NSW Opposition pushes to undo ‘war on music’
The NSW Labor party is pushing ahead with a quest to offer more support to the live music sector.
The Opposition is seeking changes in the form of the Customer Service Legislation Amendment Bill 2021. The changes would allow for musicians to use loading zones and expand late trading provisions for dedicated music venues beyond just the City of Sydney.
In addition, the party is looking to implement the recommendations arising from the review of the Music Festivals Act 2019, including removing language around “high risk” festivals.
The Labor party contended this language has been used to target certain events and genres, and doesn’t serve ad a useful definition or category.
“This has been a huge hurdle for the festival sector and the way that Government engages with the industry,” shadow minister for music and the night time economy, John Graham, said.
“The ‘high risk’ terminology was introduced by the Government before the last state election as part of its war on music.”

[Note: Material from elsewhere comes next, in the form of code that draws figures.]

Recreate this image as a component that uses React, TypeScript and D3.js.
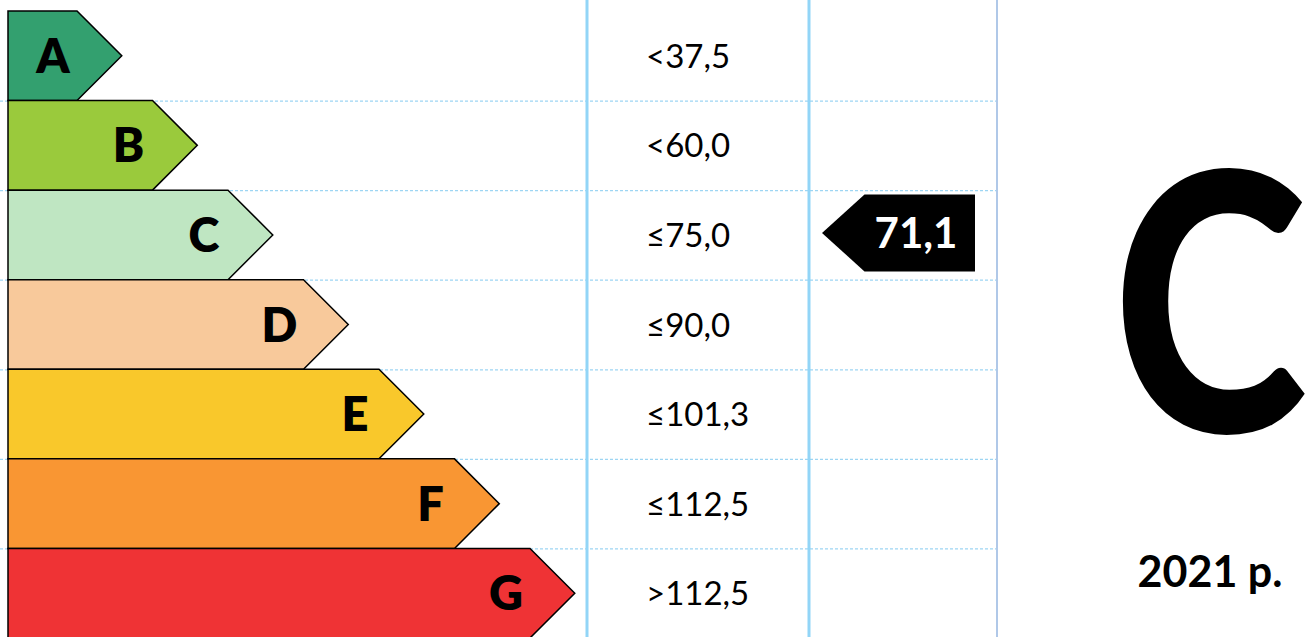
import React from "react";
import * as d3 from "d3";

// ---- data ----
const classes = ["A", "B", "C", "D", "E", "F", "G"];
const barLengths = [1, 2, 3, 4, 5, 6, 7];
const thresholds = ["<37,5", "<60,0", "≤75,0", "≤90,0", "≤101,3", "≤112,5", ">112,5"];
const classColors = ["#33A06F", "#9ACA3C", "#BFE6C2", "#F8C99B", "#F9C82B", "#F99633", "#EF3335"];
const currentValue = "71,1";
const currentClass = "C";
const yearLabel = "2021 p.";

const W = 1309;
const H = 637;
const FONT = "Lato, 'Open Sans', sans-serif";

export default function App() {
  const y = d3.scaleBand<string>().domain(classes).range([11, 638]).padding(0);
  const x = d3.scaleLinear().domain([1, 7]).range([77, 530]);
  const left = 8;
  const head = y.bandwidth() / 2;

  const col1 = 587;
  const col2 = 809;
  const col3 = 997;

  const bars = classes.map((c, i) => {
    const top = y(c)!;
    const bot = top + y.bandwidth();
    const mid = top + head;
    const r = x(barLengths[i]);
    const path = d3.path();
    path.moveTo(left, top);
    path.lineTo(r, top);
    path.lineTo(r + head, mid);
    path.lineTo(r, bot);
    path.lineTo(left, bot);
    path.closePath();
    return { c, i, path: path.toString(), mid, r };
  });

  const gridYs = classes.slice(1).map((c) => y(c)!);

  const cy = y(currentClass)! + head - 2;
  const bh = 38.5;
  const bRight = 975;
  const bTip = 822;
  const badge = d3.path();
  badge.moveTo(bTip, cy);
  badge.lineTo(bTip + bh + 4, cy - bh);
  badge.lineTo(bRight, cy - bh);
  badge.lineTo(bRight, cy + bh);
  badge.lineTo(bTip + bh + 4, cy + bh);
  badge.closePath();

  const bigCx = 1210;

  return (
    <svg
      width={W}
      height={H}
      style={{ position: "absolute", left: 0, top: 0, background: "#fff" }}
      fontFamily={FONT}
    >
      <rect x={0} y={0} width={W} height={H} fill="#fff" />
      {gridYs.map((gy, k) => (
        <line
          key={k}
          x1={0}
          x2={col3}
          y1={gy + 0.5}
          y2={gy + 0.5}
          stroke="#9DD5F3"
          strokeWidth={1.2}
          strokeDasharray="3,2"
        />
      ))}
      <line x1={col1} x2={col1} y1={0} y2={H} stroke="#92D5F7" strokeWidth={3} />
      <line x1={col2} x2={col2} y1={0} y2={H} stroke="#92D5F7" strokeWidth={3} />
      <line x1={col3} x2={col3} y1={0} y2={H} stroke="#B0C8E8" strokeWidth={2} />

      {bars.map((b) => (
        <g key={b.c}>
          <path d={b.path} fill={classColors[b.i]} stroke="#000" strokeWidth={1.5} strokeLinejoin="miter" />
          <text
            x={b.r - 24}
            y={b.mid + 17}
            textAnchor="middle"
            fontSize={47}
            fontWeight={800}
            fill="#000"
          >
            {b.c}
          </text>
          <text x={646} y={b.mid + 12} fontSize={33} fill="#000">
            {thresholds[b.i]}
          </text>
        </g>
      ))}

      <path d={badge.toString()} fill="#000" />
      <text x={916} y={cy + 15} textAnchor="middle" fontSize={42} fontWeight={700} fill="#fff">
        {currentValue}
      </text>

      <text
        x={bigCx}
        y={432}
        textAnchor="middle"
        fontSize={360}
        fontWeight={900}
        fill="#000"
        transform={`translate(${bigCx},0) scale(0.82,1) translate(${-bigCx},0)`}
      >
        {currentClass}
      </text>
      <text x={1210} y={587} textAnchor="middle" fontSize={43} fontWeight={700} fill="#000">
        {yearLabel}
      </text>
    </svg>
  );
}
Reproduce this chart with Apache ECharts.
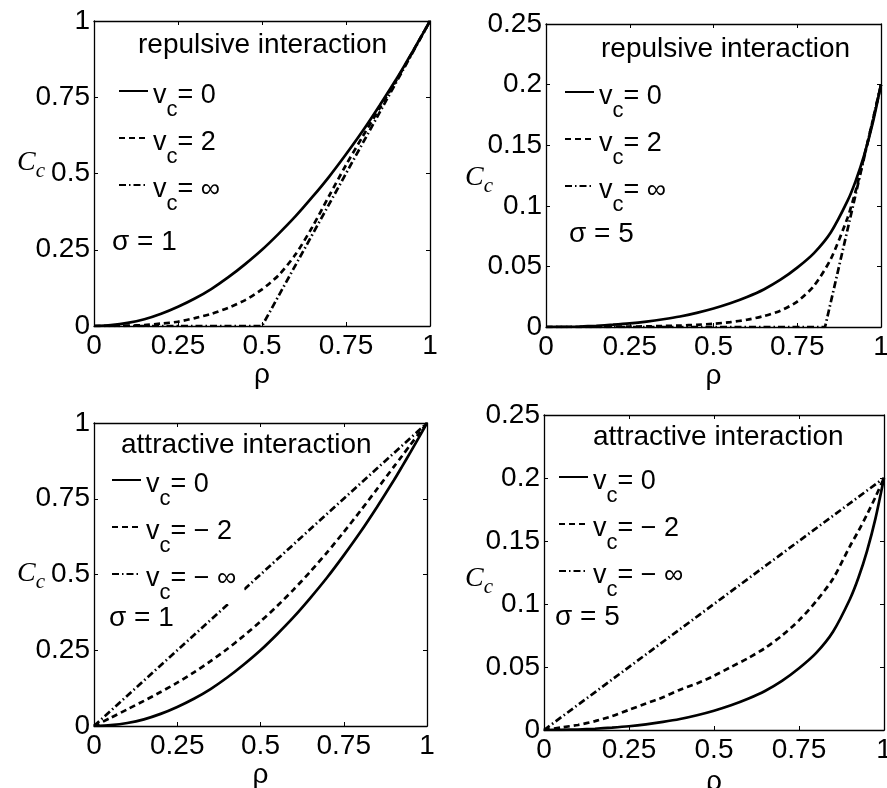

Today’s NSW Parliamentary debate will also cover music loading zones, with Labor saying many musicians are unable to access loading zones or are at risk of being fined when loading equipment in and out of venues.
The Opposition said the state should explicitly allow musicians to use loading zones, as was recommended in the Parliamentary Inquiry into the Music and Arts Economy.
Graham said the measure is crucial to getting musicians back to work.
“It is tough enough playing music already. The last thing a hard-working band wants it a parking ticket under the windscreen wiper,” he said.
Labor is also seeking to expand provisions that allow dedicated live music and performance venues to extend their trading hours, with a focus not just on those venues within the City of Sydney. It said this was all part of its agenda to support live music, the night time economy and alfresco dining across metropolitan and regional NSW, not just the Sydney CBD.